▸ Goal:
Please print the lines between the one with "Write a Python" and the one with "ax = fig.add_axes([0.123, 0.151, 0.843, 0.809])", both ends included, exactly as written, with no pictures.

## Start Data entries

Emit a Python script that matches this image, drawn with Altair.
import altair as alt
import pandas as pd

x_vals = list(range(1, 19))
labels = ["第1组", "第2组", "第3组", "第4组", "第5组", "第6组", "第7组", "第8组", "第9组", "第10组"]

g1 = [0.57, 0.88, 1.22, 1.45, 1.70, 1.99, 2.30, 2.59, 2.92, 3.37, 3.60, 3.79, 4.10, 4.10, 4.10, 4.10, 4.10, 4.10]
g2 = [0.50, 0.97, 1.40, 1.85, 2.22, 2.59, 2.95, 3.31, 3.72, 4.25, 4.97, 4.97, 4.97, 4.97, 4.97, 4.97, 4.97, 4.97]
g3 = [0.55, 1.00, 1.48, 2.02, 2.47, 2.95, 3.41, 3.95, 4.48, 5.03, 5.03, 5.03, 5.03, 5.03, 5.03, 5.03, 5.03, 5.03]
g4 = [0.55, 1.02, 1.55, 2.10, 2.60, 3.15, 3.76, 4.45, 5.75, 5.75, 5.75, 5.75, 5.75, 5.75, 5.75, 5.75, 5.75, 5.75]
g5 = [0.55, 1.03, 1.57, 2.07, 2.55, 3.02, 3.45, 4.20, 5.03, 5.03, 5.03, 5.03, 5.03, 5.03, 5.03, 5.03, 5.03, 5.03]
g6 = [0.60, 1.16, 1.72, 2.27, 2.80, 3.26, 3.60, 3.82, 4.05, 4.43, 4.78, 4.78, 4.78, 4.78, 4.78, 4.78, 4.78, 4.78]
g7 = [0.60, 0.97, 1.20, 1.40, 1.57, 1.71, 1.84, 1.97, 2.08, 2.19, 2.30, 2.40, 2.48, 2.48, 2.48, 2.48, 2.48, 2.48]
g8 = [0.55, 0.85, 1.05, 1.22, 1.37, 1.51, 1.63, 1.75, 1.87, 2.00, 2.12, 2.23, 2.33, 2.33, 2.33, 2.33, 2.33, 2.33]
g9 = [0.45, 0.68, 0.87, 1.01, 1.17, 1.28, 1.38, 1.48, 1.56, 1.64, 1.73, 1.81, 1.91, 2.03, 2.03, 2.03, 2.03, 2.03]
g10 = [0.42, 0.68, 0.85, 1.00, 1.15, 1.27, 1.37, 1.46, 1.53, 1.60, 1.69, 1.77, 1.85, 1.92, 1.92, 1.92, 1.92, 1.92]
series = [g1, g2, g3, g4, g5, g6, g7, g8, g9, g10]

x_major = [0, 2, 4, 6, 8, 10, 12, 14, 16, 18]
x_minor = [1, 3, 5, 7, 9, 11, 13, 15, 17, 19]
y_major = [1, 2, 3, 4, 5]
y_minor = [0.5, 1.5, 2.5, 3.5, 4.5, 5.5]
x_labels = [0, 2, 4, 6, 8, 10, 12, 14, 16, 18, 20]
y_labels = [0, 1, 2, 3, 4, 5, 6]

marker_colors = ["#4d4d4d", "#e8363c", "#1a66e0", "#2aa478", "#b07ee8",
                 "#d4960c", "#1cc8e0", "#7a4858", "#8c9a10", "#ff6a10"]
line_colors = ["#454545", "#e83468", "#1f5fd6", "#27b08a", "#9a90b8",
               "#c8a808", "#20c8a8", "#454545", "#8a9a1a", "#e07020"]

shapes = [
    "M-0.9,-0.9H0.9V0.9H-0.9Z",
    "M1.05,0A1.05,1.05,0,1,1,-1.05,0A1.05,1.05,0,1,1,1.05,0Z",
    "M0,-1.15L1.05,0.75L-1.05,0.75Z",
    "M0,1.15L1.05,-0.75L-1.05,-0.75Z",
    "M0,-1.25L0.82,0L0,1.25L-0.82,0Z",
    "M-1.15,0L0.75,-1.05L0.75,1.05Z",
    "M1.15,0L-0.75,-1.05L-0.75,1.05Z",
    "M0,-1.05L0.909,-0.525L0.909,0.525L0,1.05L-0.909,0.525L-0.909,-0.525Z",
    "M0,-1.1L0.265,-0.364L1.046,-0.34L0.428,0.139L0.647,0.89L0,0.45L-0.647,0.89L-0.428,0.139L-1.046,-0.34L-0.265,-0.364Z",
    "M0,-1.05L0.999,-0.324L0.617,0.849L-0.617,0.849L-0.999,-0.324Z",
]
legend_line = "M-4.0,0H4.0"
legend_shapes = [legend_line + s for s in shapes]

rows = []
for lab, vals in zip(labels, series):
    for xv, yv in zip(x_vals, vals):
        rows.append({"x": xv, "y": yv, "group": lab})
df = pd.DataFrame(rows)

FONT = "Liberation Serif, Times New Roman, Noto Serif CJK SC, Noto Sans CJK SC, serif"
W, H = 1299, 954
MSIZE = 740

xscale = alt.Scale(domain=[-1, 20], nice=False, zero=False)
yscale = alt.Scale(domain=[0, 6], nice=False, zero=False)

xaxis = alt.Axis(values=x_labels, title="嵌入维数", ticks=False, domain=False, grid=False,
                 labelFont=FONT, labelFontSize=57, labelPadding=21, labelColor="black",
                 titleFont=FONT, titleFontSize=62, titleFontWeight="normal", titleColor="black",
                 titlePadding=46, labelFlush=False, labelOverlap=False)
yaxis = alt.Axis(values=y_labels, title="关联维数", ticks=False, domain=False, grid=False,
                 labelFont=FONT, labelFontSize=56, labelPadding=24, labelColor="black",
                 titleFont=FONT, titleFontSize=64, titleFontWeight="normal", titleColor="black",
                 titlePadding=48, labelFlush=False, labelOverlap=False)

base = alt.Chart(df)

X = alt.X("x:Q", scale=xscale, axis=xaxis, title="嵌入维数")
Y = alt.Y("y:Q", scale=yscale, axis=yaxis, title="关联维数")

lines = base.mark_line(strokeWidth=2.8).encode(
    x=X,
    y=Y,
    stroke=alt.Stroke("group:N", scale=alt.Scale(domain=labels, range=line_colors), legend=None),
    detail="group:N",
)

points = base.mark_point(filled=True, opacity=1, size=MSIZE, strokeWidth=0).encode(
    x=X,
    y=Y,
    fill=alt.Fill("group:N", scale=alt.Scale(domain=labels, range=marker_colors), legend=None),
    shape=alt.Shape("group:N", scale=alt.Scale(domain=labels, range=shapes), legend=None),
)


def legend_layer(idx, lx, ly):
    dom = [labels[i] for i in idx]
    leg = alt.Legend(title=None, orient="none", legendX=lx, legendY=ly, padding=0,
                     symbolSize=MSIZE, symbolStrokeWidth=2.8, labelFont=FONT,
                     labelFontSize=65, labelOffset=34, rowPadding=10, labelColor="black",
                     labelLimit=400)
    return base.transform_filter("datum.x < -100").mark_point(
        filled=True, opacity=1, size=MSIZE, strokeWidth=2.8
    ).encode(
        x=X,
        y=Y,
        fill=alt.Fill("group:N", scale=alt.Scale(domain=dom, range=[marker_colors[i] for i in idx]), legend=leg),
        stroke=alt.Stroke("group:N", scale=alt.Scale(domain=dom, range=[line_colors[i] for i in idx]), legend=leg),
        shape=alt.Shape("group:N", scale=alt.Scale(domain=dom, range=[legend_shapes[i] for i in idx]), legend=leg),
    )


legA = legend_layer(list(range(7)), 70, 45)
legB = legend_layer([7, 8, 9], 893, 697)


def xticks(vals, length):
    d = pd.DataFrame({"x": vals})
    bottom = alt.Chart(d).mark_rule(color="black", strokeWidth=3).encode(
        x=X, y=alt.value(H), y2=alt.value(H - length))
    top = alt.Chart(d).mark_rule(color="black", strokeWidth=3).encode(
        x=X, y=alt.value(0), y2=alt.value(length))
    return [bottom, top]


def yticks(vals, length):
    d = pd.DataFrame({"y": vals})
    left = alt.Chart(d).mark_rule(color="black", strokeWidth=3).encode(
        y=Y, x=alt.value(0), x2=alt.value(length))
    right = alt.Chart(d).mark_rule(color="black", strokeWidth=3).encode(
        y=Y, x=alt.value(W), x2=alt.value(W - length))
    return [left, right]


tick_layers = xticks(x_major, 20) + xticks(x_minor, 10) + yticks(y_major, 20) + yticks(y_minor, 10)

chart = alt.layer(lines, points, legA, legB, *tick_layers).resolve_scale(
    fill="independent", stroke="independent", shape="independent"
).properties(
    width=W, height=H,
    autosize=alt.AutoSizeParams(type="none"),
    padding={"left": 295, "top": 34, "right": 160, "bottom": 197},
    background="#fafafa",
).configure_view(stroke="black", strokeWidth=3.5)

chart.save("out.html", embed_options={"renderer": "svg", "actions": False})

## End Data entries
## Start Data entries

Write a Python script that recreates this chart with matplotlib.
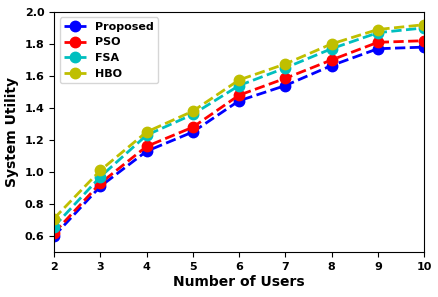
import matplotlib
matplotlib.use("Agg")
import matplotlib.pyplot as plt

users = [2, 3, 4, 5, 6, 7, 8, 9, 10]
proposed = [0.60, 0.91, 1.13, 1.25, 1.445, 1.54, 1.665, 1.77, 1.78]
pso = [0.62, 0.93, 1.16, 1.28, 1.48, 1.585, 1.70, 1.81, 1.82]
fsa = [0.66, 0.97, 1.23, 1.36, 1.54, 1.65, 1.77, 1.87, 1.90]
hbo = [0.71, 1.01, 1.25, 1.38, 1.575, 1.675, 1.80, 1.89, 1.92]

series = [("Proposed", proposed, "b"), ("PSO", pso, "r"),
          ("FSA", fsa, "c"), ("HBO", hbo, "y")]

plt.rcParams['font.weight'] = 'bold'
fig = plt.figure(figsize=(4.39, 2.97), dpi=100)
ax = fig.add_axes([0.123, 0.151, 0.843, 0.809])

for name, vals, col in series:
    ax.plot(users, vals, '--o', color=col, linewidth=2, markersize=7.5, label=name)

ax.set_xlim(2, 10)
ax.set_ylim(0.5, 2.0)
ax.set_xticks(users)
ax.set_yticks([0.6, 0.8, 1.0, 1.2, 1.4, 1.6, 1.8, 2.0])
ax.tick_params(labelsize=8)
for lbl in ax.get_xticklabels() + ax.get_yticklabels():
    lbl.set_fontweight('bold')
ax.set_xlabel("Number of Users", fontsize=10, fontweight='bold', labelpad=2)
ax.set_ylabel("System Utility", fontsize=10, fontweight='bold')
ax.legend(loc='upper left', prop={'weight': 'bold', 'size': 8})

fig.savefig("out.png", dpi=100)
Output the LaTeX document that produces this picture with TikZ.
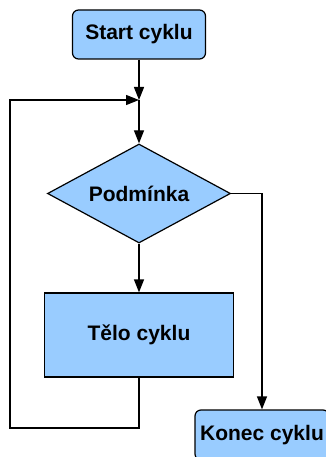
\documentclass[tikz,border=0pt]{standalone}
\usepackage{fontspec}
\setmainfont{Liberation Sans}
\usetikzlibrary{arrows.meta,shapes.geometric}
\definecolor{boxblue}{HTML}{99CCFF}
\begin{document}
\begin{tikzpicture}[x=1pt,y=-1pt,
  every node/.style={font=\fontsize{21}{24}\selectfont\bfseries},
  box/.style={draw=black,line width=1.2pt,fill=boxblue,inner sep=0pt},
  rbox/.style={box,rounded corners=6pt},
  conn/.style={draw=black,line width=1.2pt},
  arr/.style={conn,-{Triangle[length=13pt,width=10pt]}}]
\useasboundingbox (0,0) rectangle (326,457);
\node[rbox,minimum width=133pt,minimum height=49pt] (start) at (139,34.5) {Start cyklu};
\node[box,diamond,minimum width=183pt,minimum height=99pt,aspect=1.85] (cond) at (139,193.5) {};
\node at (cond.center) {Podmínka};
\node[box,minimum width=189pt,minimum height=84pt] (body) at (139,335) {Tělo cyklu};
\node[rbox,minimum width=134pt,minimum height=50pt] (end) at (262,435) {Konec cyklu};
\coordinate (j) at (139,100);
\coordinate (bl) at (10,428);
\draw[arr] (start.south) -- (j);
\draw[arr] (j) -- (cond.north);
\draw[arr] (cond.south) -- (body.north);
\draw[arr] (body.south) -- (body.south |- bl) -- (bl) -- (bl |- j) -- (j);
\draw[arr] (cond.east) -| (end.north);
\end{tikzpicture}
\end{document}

## End Data entries
## Start Data entries

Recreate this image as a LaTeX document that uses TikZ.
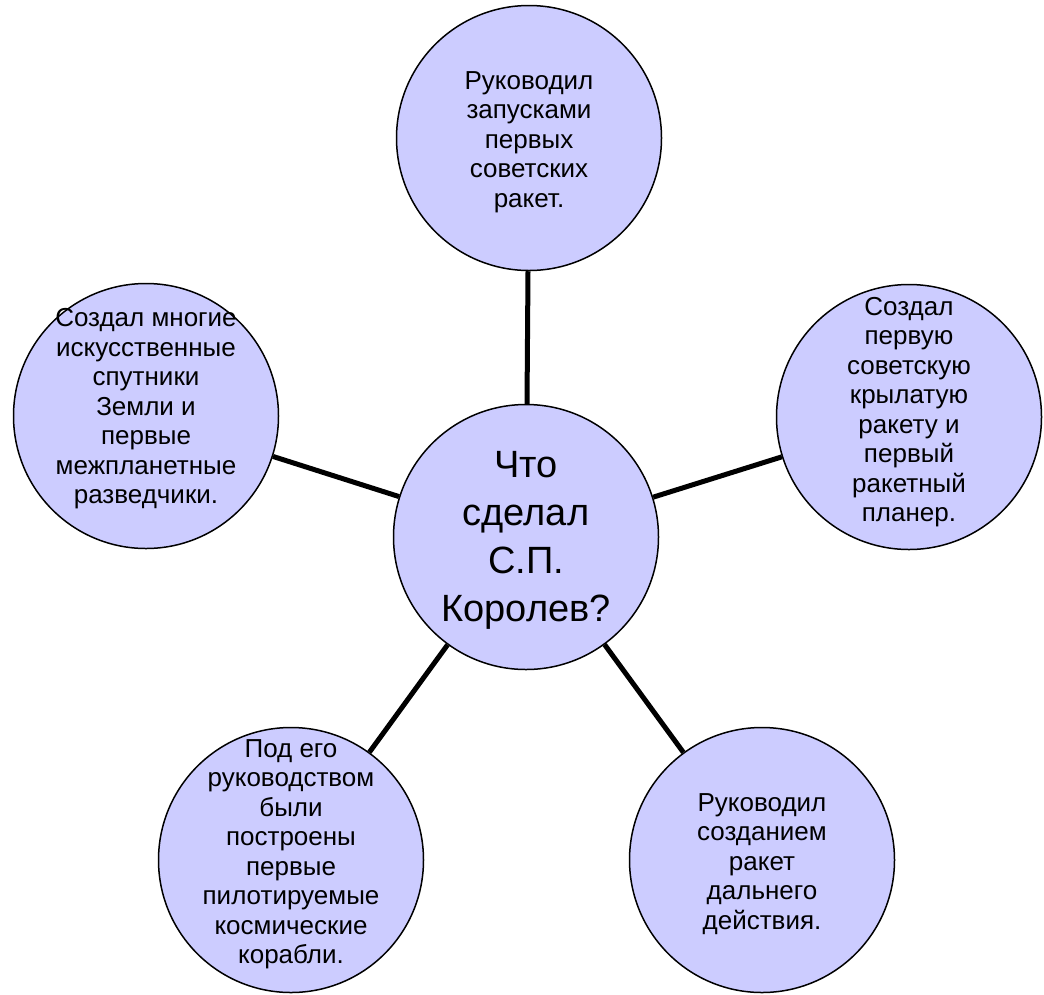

## End Data entries

▸ The result:
Write a Python script that recreates this chart with matplotlib.
import matplotlib
matplotlib.use("Agg")
import matplotlib.pyplot as plt

users = [2, 3, 4, 5, 6, 7, 8, 9, 10]
proposed = [0.60, 0.91, 1.13, 1.25, 1.445, 1.54, 1.665, 1.77, 1.78]
pso = [0.62, 0.93, 1.16, 1.28, 1.48, 1.585, 1.70, 1.81, 1.82]
fsa = [0.66, 0.97, 1.23, 1.36, 1.54, 1.65, 1.77, 1.87, 1.90]
hbo = [0.71, 1.01, 1.25, 1.38, 1.575, 1.675, 1.80, 1.89, 1.92]

series = [("Proposed", proposed, "b"), ("PSO", pso, "r"),
          ("FSA", fsa, "c"), ("HBO", hbo, "y")]

plt.rcParams['font.weight'] = 'bold'
fig = plt.figure(figsize=(4.39, 2.97), dpi=100)
ax = fig.add_axes([0.123, 0.151, 0.843, 0.809])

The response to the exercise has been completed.